[Records excerpted from a collection]
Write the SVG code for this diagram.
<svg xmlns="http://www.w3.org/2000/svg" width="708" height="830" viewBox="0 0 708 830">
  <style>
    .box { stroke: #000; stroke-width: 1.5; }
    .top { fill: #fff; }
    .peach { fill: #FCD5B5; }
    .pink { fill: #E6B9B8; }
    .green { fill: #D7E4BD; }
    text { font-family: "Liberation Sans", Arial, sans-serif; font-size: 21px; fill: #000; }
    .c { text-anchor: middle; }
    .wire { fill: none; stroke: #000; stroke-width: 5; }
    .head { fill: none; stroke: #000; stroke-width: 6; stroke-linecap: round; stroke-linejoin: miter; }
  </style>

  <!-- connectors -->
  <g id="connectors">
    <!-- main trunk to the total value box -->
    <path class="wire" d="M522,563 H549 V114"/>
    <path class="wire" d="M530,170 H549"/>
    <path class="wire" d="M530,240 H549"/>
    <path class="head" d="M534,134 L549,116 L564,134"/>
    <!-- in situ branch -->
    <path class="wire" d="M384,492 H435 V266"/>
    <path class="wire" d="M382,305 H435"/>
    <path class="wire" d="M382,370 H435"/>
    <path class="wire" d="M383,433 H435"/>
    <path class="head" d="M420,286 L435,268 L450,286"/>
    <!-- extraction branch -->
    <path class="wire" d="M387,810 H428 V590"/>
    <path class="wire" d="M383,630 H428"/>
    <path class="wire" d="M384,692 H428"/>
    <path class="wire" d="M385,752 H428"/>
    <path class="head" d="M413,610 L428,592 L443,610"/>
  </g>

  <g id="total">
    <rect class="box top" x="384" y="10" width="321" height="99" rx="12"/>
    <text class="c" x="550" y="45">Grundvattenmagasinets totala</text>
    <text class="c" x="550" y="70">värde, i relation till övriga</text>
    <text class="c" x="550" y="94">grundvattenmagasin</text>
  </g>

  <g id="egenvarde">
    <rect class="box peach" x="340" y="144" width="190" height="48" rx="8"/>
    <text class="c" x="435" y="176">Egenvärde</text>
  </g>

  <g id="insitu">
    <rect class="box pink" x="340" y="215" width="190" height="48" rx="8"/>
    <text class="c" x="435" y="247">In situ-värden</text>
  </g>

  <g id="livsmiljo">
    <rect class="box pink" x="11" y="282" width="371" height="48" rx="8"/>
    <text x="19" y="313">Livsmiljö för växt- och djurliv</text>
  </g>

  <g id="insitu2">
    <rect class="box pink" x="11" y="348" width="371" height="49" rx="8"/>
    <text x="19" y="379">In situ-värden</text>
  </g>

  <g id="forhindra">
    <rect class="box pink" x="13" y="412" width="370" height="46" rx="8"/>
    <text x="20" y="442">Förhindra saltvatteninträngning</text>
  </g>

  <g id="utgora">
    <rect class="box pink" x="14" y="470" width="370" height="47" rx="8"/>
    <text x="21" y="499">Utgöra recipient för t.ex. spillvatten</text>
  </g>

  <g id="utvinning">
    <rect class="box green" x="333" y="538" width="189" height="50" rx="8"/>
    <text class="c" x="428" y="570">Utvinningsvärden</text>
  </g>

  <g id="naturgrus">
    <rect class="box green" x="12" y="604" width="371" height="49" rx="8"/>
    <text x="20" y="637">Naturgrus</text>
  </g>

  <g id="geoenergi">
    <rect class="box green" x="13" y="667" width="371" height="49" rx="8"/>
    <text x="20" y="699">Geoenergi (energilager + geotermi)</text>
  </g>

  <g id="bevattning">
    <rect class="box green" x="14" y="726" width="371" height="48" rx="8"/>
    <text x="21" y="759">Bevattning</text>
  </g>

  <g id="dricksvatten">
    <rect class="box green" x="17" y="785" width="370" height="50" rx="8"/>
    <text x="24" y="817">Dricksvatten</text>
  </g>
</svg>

==

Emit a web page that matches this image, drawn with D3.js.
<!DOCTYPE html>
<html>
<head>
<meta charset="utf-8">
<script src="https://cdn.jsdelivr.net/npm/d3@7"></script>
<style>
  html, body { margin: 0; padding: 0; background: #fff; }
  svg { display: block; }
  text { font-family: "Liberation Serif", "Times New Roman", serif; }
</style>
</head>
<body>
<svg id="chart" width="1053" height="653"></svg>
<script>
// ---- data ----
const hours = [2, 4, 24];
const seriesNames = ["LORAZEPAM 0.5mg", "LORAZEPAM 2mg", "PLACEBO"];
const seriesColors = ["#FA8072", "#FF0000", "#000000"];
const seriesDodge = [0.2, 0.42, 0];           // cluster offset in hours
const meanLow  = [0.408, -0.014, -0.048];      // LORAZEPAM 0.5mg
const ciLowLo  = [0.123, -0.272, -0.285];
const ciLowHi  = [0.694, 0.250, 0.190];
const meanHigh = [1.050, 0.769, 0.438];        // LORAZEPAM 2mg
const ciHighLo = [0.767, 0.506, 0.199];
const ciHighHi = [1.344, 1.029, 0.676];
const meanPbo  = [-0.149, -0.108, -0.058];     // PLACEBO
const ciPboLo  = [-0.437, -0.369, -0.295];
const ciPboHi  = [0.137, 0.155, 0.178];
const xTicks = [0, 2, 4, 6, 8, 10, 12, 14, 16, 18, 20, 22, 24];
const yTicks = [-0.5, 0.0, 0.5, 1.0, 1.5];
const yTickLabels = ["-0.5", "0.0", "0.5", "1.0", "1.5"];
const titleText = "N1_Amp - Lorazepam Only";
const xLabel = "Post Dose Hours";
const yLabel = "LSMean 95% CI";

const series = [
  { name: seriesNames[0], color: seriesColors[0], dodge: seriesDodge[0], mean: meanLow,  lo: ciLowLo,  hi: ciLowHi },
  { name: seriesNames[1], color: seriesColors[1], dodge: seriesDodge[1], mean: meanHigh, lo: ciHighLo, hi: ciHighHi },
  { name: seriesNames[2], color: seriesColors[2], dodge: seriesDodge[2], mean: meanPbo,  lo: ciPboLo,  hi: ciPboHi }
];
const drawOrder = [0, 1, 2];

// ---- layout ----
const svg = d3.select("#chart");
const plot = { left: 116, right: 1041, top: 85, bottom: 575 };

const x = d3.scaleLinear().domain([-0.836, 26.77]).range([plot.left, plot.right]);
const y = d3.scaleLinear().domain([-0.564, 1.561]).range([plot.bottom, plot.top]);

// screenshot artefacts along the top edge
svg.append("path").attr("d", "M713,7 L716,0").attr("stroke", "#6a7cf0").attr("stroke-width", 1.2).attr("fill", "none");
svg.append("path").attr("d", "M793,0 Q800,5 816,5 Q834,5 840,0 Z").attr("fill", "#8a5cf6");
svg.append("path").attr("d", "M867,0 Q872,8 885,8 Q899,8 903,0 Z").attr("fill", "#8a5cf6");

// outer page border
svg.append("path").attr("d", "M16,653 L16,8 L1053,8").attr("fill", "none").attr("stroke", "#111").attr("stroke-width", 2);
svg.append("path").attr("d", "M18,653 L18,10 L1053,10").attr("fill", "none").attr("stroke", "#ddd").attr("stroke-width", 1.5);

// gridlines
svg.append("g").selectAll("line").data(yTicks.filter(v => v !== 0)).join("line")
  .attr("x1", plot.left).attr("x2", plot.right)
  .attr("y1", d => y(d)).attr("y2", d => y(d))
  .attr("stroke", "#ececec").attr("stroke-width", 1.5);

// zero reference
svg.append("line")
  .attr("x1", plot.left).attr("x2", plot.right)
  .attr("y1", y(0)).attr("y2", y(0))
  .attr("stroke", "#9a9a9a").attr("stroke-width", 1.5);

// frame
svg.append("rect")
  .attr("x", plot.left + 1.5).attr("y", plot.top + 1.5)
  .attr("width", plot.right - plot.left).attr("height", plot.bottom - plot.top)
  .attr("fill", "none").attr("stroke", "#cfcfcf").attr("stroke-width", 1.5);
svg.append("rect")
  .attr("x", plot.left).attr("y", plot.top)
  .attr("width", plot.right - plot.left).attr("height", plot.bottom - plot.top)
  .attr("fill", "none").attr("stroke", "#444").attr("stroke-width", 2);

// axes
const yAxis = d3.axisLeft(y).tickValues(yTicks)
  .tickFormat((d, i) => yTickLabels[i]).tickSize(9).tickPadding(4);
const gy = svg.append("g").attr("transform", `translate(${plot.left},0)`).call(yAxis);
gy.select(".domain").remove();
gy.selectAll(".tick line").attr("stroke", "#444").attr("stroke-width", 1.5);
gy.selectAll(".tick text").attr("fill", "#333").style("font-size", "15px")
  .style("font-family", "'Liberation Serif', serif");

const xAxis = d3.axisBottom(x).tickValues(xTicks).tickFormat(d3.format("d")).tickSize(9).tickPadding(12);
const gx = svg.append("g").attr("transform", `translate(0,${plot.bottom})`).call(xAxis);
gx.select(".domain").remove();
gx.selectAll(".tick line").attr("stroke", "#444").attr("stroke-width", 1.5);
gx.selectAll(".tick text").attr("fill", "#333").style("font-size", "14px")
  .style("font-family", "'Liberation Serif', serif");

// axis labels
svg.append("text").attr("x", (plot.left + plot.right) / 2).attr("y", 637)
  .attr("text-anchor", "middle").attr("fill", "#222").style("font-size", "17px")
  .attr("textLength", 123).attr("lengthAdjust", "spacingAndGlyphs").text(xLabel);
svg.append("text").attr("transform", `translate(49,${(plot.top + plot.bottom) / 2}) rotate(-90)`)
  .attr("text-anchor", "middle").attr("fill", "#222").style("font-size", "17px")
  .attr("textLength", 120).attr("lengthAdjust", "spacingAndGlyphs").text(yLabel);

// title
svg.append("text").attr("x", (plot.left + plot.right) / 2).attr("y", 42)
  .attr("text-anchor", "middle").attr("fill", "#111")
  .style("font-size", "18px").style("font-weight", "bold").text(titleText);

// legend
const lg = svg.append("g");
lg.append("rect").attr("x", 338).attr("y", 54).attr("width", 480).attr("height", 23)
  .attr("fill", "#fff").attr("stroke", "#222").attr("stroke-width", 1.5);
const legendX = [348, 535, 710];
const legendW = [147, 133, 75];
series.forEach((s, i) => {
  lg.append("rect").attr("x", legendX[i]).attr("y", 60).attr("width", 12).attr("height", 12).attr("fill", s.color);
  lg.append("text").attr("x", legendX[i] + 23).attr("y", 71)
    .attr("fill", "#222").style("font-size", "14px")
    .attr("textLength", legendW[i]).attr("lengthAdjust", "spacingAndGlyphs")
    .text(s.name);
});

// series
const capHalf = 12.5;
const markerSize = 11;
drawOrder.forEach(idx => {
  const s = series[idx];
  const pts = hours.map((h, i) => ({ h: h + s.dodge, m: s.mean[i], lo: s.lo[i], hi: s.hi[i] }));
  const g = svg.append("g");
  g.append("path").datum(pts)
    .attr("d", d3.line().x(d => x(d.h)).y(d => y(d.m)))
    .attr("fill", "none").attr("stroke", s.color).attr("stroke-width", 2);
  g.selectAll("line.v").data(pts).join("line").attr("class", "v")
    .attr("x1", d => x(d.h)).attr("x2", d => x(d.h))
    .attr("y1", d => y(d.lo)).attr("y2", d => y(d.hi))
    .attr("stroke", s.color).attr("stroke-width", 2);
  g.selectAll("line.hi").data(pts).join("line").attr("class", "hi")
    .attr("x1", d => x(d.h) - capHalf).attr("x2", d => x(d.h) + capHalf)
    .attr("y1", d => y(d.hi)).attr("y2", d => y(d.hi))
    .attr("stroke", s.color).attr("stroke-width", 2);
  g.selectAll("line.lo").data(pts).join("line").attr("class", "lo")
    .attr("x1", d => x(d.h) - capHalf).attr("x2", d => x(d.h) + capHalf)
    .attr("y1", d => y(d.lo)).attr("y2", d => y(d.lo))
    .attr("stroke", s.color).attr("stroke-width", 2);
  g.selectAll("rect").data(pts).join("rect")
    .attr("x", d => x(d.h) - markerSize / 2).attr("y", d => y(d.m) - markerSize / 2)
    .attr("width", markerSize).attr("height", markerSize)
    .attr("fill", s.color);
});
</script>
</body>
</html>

• _EXERCISE BRIEF_: Tell how many lines above contain the word "page". Give the number alone.

• _SOLVED PROBLEM_: 2